§ **Required task**
Write the data out again, character for character, with no images.
.....
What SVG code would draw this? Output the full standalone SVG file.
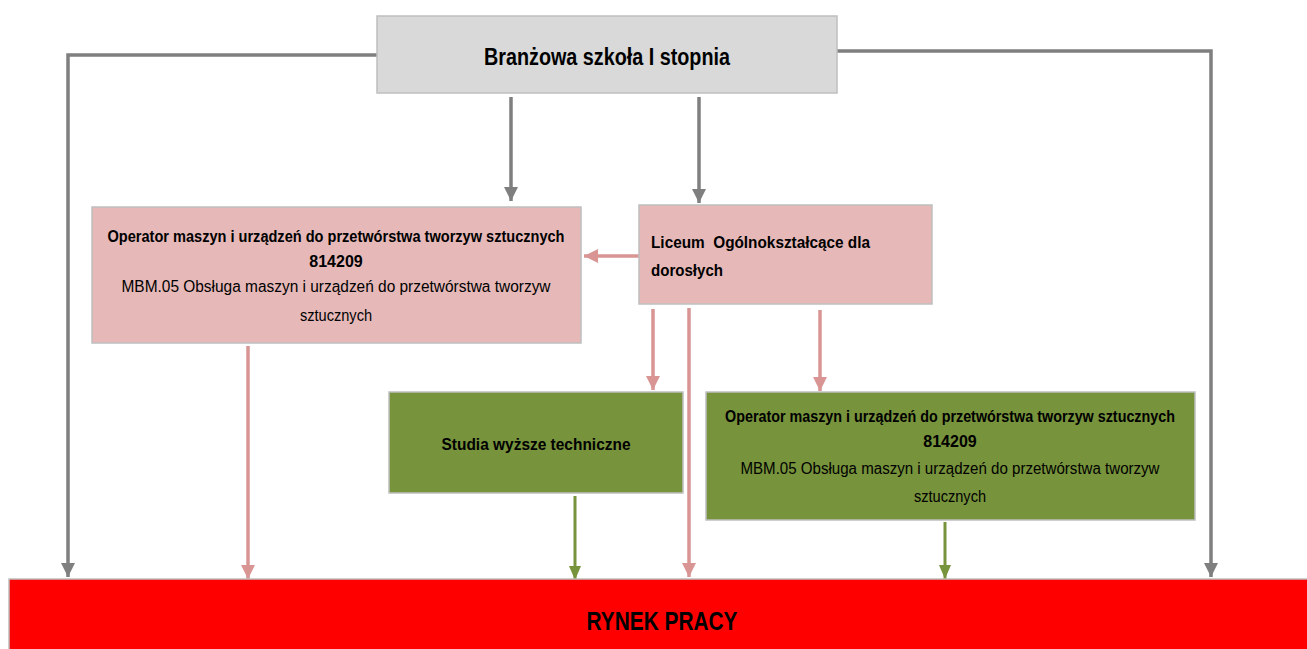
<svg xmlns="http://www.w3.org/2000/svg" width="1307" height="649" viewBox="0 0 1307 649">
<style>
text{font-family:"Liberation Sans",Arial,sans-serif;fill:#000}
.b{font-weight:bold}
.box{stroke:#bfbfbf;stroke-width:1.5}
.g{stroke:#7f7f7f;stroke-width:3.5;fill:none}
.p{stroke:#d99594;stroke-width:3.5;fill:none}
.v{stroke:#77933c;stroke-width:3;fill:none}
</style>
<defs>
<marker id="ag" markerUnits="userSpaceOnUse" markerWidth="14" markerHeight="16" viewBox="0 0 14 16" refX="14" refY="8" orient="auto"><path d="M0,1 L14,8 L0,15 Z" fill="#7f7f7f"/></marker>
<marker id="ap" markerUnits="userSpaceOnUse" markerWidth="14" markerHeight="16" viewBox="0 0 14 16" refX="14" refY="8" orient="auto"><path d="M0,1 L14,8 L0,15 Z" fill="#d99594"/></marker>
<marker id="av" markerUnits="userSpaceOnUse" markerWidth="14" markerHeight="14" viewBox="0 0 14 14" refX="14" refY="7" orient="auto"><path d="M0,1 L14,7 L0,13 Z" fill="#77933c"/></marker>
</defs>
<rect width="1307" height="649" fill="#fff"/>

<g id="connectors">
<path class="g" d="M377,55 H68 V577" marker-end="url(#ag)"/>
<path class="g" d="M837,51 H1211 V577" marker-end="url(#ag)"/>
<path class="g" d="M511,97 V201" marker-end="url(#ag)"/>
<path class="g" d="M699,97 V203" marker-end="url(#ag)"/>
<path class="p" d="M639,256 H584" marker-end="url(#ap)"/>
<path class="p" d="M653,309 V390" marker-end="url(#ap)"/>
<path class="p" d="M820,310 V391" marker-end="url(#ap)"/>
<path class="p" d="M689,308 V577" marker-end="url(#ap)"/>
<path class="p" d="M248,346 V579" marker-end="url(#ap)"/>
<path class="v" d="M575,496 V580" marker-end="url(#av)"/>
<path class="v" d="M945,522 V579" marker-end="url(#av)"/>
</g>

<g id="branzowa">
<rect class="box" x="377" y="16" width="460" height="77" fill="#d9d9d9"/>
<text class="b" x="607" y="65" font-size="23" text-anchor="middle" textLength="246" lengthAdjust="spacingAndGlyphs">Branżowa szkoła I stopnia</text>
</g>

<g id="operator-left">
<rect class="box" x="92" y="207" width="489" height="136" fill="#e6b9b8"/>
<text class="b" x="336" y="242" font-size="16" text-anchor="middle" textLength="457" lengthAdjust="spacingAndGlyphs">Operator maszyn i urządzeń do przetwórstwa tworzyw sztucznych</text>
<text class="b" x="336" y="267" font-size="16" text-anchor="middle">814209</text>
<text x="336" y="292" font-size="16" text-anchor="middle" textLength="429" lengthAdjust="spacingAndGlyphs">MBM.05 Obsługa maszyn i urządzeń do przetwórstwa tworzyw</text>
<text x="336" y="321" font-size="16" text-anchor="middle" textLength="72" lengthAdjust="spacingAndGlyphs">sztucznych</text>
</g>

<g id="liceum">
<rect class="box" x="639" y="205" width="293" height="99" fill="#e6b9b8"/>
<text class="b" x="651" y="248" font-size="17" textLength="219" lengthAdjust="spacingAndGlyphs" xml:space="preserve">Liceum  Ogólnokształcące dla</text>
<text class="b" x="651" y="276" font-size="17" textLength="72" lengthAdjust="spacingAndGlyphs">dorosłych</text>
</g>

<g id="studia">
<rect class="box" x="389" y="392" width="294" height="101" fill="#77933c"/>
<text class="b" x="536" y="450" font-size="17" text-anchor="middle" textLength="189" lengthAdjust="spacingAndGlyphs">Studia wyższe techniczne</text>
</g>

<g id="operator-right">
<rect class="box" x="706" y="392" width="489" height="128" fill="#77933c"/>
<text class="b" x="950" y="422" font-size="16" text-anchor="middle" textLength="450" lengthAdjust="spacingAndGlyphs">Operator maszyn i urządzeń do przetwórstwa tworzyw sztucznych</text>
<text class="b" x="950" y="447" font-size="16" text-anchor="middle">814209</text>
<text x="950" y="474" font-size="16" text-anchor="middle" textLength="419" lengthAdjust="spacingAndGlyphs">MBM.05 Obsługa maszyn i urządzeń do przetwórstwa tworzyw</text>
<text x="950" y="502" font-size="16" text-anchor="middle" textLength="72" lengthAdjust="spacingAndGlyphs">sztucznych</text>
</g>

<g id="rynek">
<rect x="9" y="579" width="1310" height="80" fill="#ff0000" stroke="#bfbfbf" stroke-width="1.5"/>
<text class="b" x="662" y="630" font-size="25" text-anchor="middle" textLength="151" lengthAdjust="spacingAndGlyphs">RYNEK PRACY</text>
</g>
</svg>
.....
§ **Task output**
What SVG code would draw this? Output the full standalone SVG file.
<svg xmlns="http://www.w3.org/2000/svg" width="1307" height="649" viewBox="0 0 1307 649">
<style>
text{font-family:"Liberation Sans",Arial,sans-serif;fill:#000}
.b{font-weight:bold}
.box{stroke:#bfbfbf;stroke-width:1.5}
.g{stroke:#7f7f7f;stroke-width:3.5;fill:none}
.p{stroke:#d99594;stroke-width:3.5;fill:none}
.v{stroke:#77933c;stroke-width:3;fill:none}
</style>
<defs>
<marker id="ag" markerUnits="userSpaceOnUse" markerWidth="14" markerHeight="16" viewBox="0 0 14 16" refX="14" refY="8" orient="auto"><path d="M0,1 L14,8 L0,15 Z" fill="#7f7f7f"/></marker>
<marker id="ap" markerUnits="userSpaceOnUse" markerWidth="14" markerHeight="16" viewBox="0 0 14 16" refX="14" refY="8" orient="auto"><path d="M0,1 L14,8 L0,15 Z" fill="#d99594"/></marker>
<marker id="av" markerUnits="userSpaceOnUse" markerWidth="14" markerHeight="14" viewBox="0 0 14 14" refX="14" refY="7" orient="auto"><path d="M0,1 L14,7 L0,13 Z" fill="#77933c"/></marker>
</defs>
<rect width="1307" height="649" fill="#fff"/>

<g id="connectors">
<path class="g" d="M377,55 H68 V577" marker-end="url(#ag)"/>
<path class="g" d="M837,51 H1211 V577" marker-end="url(#ag)"/>
<path class="g" d="M511,97 V201" marker-end="url(#ag)"/>
<path class="g" d="M699,97 V203" marker-end="url(#ag)"/>
<path class="p" d="M639,256 H584" marker-end="url(#ap)"/>
<path class="p" d="M653,309 V390" marker-end="url(#ap)"/>
<path class="p" d="M820,310 V391" marker-end="url(#ap)"/>
<path class="p" d="M689,308 V577" marker-end="url(#ap)"/>
<path class="p" d="M248,346 V579" marker-end="url(#ap)"/>
<path class="v" d="M575,496 V580" marker-end="url(#av)"/>
<path class="v" d="M945,522 V579" marker-end="url(#av)"/>
</g>

<g id="branzowa">
<rect class="box" x="377" y="16" width="460" height="77" fill="#d9d9d9"/>
<text class="b" x="607" y="65" font-size="23" text-anchor="middle" textLength="246" lengthAdjust="spacingAndGlyphs">Branżowa szkoła I stopnia</text>
</g>

<g id="operator-left">
<rect class="box" x="92" y="207" width="489" height="136" fill="#e6b9b8"/>
<text class="b" x="336" y="242" font-size="16" text-anchor="middle" textLength="457" lengthAdjust="spacingAndGlyphs">Operator maszyn i urządzeń do przetwórstwa tworzyw sztucznych</text>
<text class="b" x="336" y="267" font-size="16" text-anchor="middle">814209</text>
<text x="336" y="292" font-size="16" text-anchor="middle" textLength="429" lengthAdjust="spacingAndGlyphs">MBM.05 Obsługa maszyn i urządzeń do przetwórstwa tworzyw</text>
<text x="336" y="321" font-size="16" text-anchor="middle" textLength="72" lengthAdjust="spacingAndGlyphs">sztucznych</text>
</g>

<g id="liceum">
<rect class="box" x="639" y="205" width="293" height="99" fill="#e6b9b8"/>
<text class="b" x="651" y="248" font-size="17" textLength="219" lengthAdjust="spacingAndGlyphs" xml:space="preserve">Liceum  Ogólnokształcące dla</text>
<text class="b" x="651" y="276" font-size="17" textLength="72" lengthAdjust="spacingAndGlyphs">dorosłych</text>
</g>

<g id="studia">
<rect class="box" x="389" y="392" width="294" height="101" fill="#77933c"/>
<text class="b" x="536" y="450" font-size="17" text-anchor="middle" textLength="189" lengthAdjust="spacingAndGlyphs">Studia wyższe techniczne</text>
</g>

<g id="operator-right">
<rect class="box" x="706" y="392" width="489" height="128" fill="#77933c"/>
<text class="b" x="950" y="422" font-size="16" text-anchor="middle" textLength="450" lengthAdjust="spacingAndGlyphs">Operator maszyn i urządzeń do przetwórstwa tworzyw sztucznych</text>
<text class="b" x="950" y="447" font-size="16" text-anchor="middle">814209</text>
<text x="950" y="474" font-size="16" text-anchor="middle" textLength="419" lengthAdjust="spacingAndGlyphs">MBM.05 Obsługa maszyn i urządzeń do przetwórstwa tworzyw</text>
<text x="950" y="502" font-size="16" text-anchor="middle" textLength="72" lengthAdjust="spacingAndGlyphs">sztucznych</text>
</g>

<g id="rynek">
<rect x="9" y="579" width="1310" height="80" fill="#ff0000" stroke="#bfbfbf" stroke-width="1.5"/>
<text class="b" x="662" y="630" font-size="25" text-anchor="middle" textLength="151" lengthAdjust="spacingAndGlyphs">RYNEK PRACY</text>
</g>
</svg>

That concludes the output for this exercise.